Stories connect people to places and ensure that the souls whose paths we cross will never be strangers. However, once that present moment has come and gone, there is the burning question of whether or not that moment is worthy enough to share with the world.
What will people think?
Will they appreciate and value this story and this moment as much as I do? If they don’t…will it lose its shimmer?
The validation of stories and moments doesn’t come from others. Your stories and your moments are owned by you.
Interpretation is owned by everyone else. Interpretation is also owned by you! You are free to interpret the stories of the free world however you please. The owners of those stories should stand proud, like stone pillars, unaffected. Just as you stand when interpretation comes your way.
I have feared interpretation and resisted it for a very long time. The potential judgement of what others might think of my stories is silencing.
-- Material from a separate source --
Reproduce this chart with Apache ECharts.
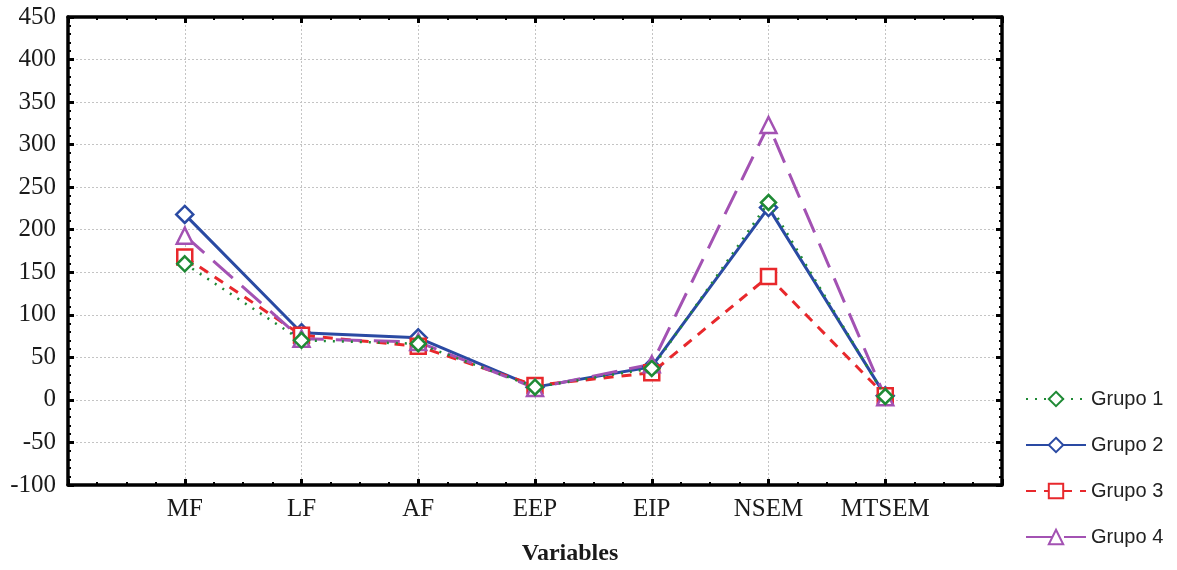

I have learned that I cannot change the thoughts of other people and that is not a goal of mine. In fact, sharing my ideas, thoughts, and feelings is not for care of anyone else. As frank as that sounds, I can’t care about the judgement and opinion of others because when I do it creates silencing control and resistance over my creativity.
Stories bring people together. They are meant to connect strangers, bring together families from faraway places to gather under one roof and, most importantly, they remind colliding worlds that love is the perfect prescription to endure bitter conflict and rivalry. For me, sharing stories has always been one of the most important rituals in my life. As I have aged in modern times, I have felt the effects of social judgement and, naturally, this fear of “not-being-enough” resides like a lurking beast in my belly. In the end, ownership is mine (interpretation and all)…and it’s yours, too. But, only if you want it to be.
Don’t let anyone choose your stories.